When at 00:35hrs my phone rang, I automatically picked the call before the ringtone penetrated the cotton wool that was my brain. “Hello Franque, I just wanted to inform you that you have a son. Congratulations.”
A million questions formed in my brain. Sleep, and everything else was forgotten. “When?” I managed to croak, my throat suddenly parched. “I am tired and trying to get some rest,” she said. “Oh, sorry. I will come as soon as day breaks.” Even as I said those words, I was already calculating whose car I could access that late. Getting off the phone with her, I called my neighbour. “Congratulations o. E ku ewu omo.” She enthused. “But it’s late o.
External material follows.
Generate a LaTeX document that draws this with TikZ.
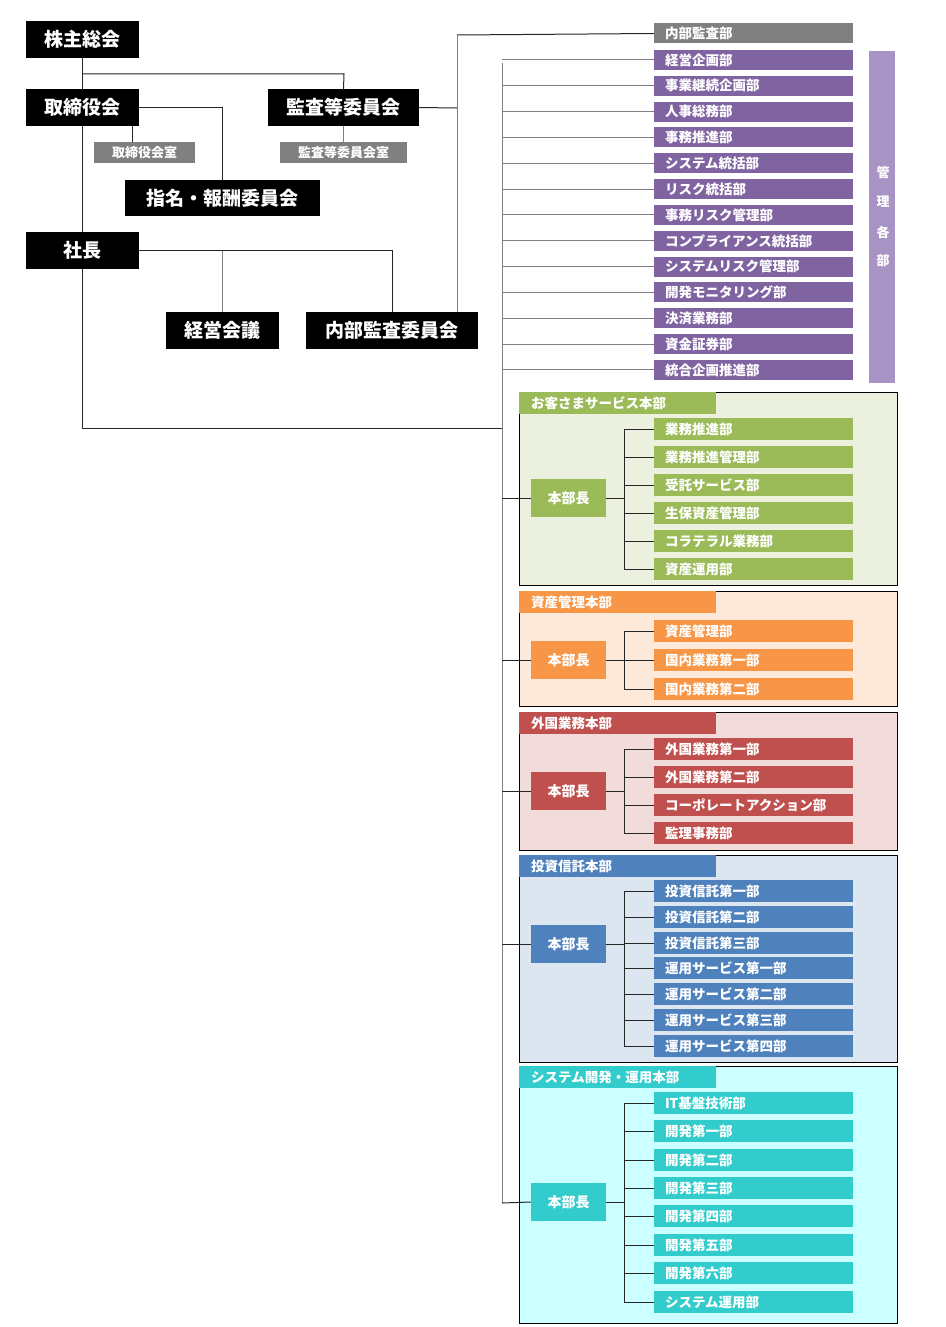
\documentclass[tikz,border=0pt]{standalone}
\usepackage{fontspec}
\setmainfont{Noto Sans CJK JP}
\definecolor{purp}{HTML}{8064A2}
\definecolor{lpurp}{HTML}{A794C4}
\definecolor{gry}{HTML}{808080}
\definecolor{grn}{HTML}{9BBB59}\definecolor{grnbg}{HTML}{EBF1DE}
\definecolor{org}{HTML}{F79646}\definecolor{orgbg}{HTML}{FDE9D9}
\definecolor{rd}{HTML}{C0504D}\definecolor{rdbg}{HTML}{F2DCDB}
\definecolor{blu}{HTML}{4F81BD}\definecolor{blubg}{HTML}{DCE6F1}
\definecolor{tea}{HTML}{33CCCC}\definecolor{teabg}{HTML}{CCFFFF}
\begin{document}
\begin{tikzpicture}[x=1pt,y=-1pt,
  blk/.style={fill=black,text=white,font=\bfseries\fontsize{19}{19}\selectfont,inner sep=0pt,minimum height=37pt},
  gbox/.style={fill=gry,text=white,font=\bfseries\fontsize{13}{13}\selectfont,inner sep=0pt,minimum height=21pt},
  dbox/.style={fill=#1,text=white,font=\bfseries\fontsize{13.5}{13.5}\selectfont,inner xsep=11pt,inner ysep=0pt,text width=177pt,align=left,minimum height=20pt},
  sbox/.style={dbox=#1,minimum height=22pt},
  hdr/.style={fill=#1,text=white,font=\bfseries\fontsize{13.5}{13.5}\selectfont,inner xsep=12pt,inner ysep=0pt,text width=173pt,align=left,minimum height=22pt,anchor=north west},
  chief/.style={fill=#1,text=white,font=\bfseries\fontsize{14}{14}\selectfont,inner sep=0pt,minimum width=75pt,minimum height=38pt},
  frame/.style={draw=black,fill=#1,line width=0.8pt,inner sep=0pt,anchor=north west,minimum width=378pt},
  ln/.style={draw=black!85,line width=1pt},
  gl/.style={draw=gry,line width=1pt}]
\useasboundingbox (0,0) rectangle (945,1327);
% top boxes
\node[blk,minimum width=113pt] (kabu) at (82.5,39.5) {株主総会};
\node[blk,minimum width=113pt] (tori) at (82.5,107.5) {取締役会};
\node[blk,minimum width=151pt] (kansa) at (343.5,107.5) {監査等委員会};
\node[gbox,minimum width=101pt] (torishitsu) at (144.5,152.5) {取締役会室};
\node[gbox,minimum width=127pt] (kansashitsu) at (343.5,152.5) {監査等委員会室};
\node[blk,minimum width=195pt,minimum height=36pt] (shimei) at (222.5,198) {指名・報酬委員会};
\node[blk,minimum width=113pt] (shacho) at (82.5,250.5) {社長};
\node[blk,minimum width=113pt] (keiei) at (222.5,330.5) {経営会議};
\node[blk,minimum width=172pt] (naibu) at (392,330.5) {内部監査委員会};
\coordinate (cA) at (83,74); \coordinate (cB) at (344,74);
\draw[ln] (kabu.south) -- (tori.north);
\draw[ln] (tori.south) -- (shacho.north);
\draw[ln] (cA) -- (cB) -- (kansa.north);
\draw[ln] (tori.east) -| (shimei.north);
\draw[ln] (tori.south -| torishitsu.north) ++(-12,0) coordinate (cT) -- (cT |- torishitsu.north);
\draw[gl] (kansa.south) -- (kansashitsu.north);
\draw[ln] (shacho.east) -| (naibu.north);
\draw[gl] (keiei.north) -- ++(0,-61) coordinate (cK);
\coordinate (cN) at (457,108); \coordinate (cTop) at (457,35);
\draw[ln] (kansa.east) -- (cN);
\draw[gl] (cTop) -- (cN |- naibu.north);
\node[gbox,dbox=gry] (naikan) at (753.5,33.5) {内部監査部};
\draw[ln] (cTop) -- (naikan.west);
% vertical trunk
\coordinate (trT) at (502,63); \coordinate (trB) at (502,1203); \coordinate (cL) at (502,428);
\draw[ln] (shacho.south) |- (cL);
\draw[gl] (trT) -- (trB);
% management departments
\foreach \t [count=\i] in {経営企画部,事業継続企画部,人事総務部,事務推進部,システム統括部,リスク統括部,事務リスク管理部,コンプライアンス統括部,システムリスク管理部,開発モニタリング部,決済業務部,資金証券部,統合企画推進部}{
  \node[dbox=purp] (p\i) at (753.5,{60+25.83*(\i-1)}) {\t};
  \draw[gl] (502,{60+25.83*(\i-1)}) coordinate (pc\i) -- (p\i.west);
}
\node[fill=lpurp,minimum width=26pt,minimum height=332pt,inner sep=0pt] (kanri) at (882,217) {};
\foreach \c/\y in {管/173,理/202,各/232,部/261}
  \node[text=white,font=\bfseries\fontsize{13}{13}\selectfont,inner sep=0pt] (k\y) at (883,\y) {\c};
% section macro-like blocks
% 1
\node[frame=grnbg,minimum height=193pt] (f1) at (519,392) {};
\node[hdr=grn] (h1) at (519,392) {お客さまサービス本部};
\node[chief=grn] (c1) at (568.5,498) {本部長};
\draw[ln] (502,498) coordinate (b1) -- (c1.west);
\draw[ln] (c1.east) -- (624,498);
\draw[ln] (624,429) -- (624,569);
\foreach \t/\y [count=\i] in {業務推進部/429,業務推進管理部/457,受託サービス部/485,生保資産管理部/513,コラテラル業務部/541,資産運用部/569}{
  \node[sbox=grn] (s1\i) at (753.5,\y) {\t};
  \draw[ln] (624,\y) coordinate (q1\i) -- (s1\i.west);}
% 2
\node[frame=orgbg,minimum height=115pt] (f2) at (519,591) {};
\node[hdr=org] (h2) at (519,591) {資産管理本部};
\node[chief=org] (c2) at (568.5,660) {本部長};
\draw[ln] (502,660) coordinate (b2) -- (c2.west);
\draw[ln] (c2.east) -- (624,660);
\draw[ln] (624,631) -- (624,689);
\foreach \t/\y [count=\i] in {資産管理部/631,国内業務第一部/660,国内業務第二部/689}{
  \node[sbox=org] (s2\i) at (753.5,\y) {\t};
  \draw[ln] (624,\y) coordinate (q2\i) -- (s2\i.west);}
% 3
\node[frame=rdbg,minimum height=138pt] (f3) at (519,712) {};
\node[hdr=rd] (h3) at (519,712) {外国業務本部};
\node[chief=rd] (c3) at (568.5,791) {本部長};
\draw[ln] (502,791) coordinate (b3) -- (c3.west);
\draw[ln] (c3.east) -- (624,791);
\draw[ln] (624,749) -- (624,833);
\foreach \t/\y [count=\i] in {外国業務第一部/749,外国業務第二部/777,コーポレートアクション部/805,監理事務部/833}{
  \node[sbox=rd] (s3\i) at (753.5,\y) {\t};
  \draw[ln] (624,\y) coordinate (q3\i) -- (s3\i.west);}
% 4
\node[frame=blubg,minimum height=207pt] (f4) at (519,855) {};
\node[hdr=blu] (h4) at (519,855) {投資信託本部};
\node[chief=blu] (c4) at (568.5,944) {本部長};
\draw[ln] (502,944) coordinate (b4) -- (c4.west);
\draw[ln] (c4.east) -- (624,944);
\draw[ln] (624,891) -- (624,1046);
\foreach \t/\y [count=\i] in {投資信託第一部/891,投資信託第二部/917,投資信託第三部/943,運用サービス第一部/968,運用サービス第二部/994,運用サービス第三部/1020,運用サービス第四部/1046}{
  \node[sbox=blu] (s4\i) at (753.5,\y) {\t};
  \draw[ln] (624,\y) coordinate (q4\i) -- (s4\i.west);}
% 5
\node[frame=teabg,minimum height=257pt] (f5) at (519,1066) {};
\node[hdr=tea] (h5) at (519,1066) {システム開発・運用本部};
\node[chief=tea] (c5) at (568.5,1202) {本部長};
\draw[ln] (trB) -- (c5.west);
\draw[ln] (c5.east) -- (624,1202);
\draw[ln] (624,1103) -- (624,1302);
\foreach \t/\y [count=\i] in {IT基盤技術部/1103,開発第一部/1131,開発第二部/1160,開発第三部/1188,開発第四部/1216,開発第五部/1245,開発第六部/1273,システム運用部/1302}{
  \node[sbox=tea] (s5\i) at (753.5,\y) {\t};
  \draw[ln] (624,\y) coordinate (q5\i) -- (s5\i.west);}
\end{tikzpicture}
\end{document}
Why don’t you wait till morning?” She asked. Beaten, I agreed. “So will you still need the car then?” She asked, this neighbour of mine. Not upset that I woke her up so early knowing she was nursing a two-week old herself.
“Nah, neighbour. I will take public transport then. Thank you.” And I hung up.
I checked the time every few seconds, willing it to move faster; I sent my Mum a text, sent one each to my sisters, and then sent my brother a BB message – I knew for sure I would not be sleeping anymore that night, but I did not want to wake up the entire clan to keep vigil with me.
I was composing a message for my cousin, M.E when my phone rang. My eldest sister, Big Mama, was calling. We screamed together, tele-hugged each other, jumped up and down together, then I told her good night. From that moment it was a deluge of phone calls and text messages and BB messages too.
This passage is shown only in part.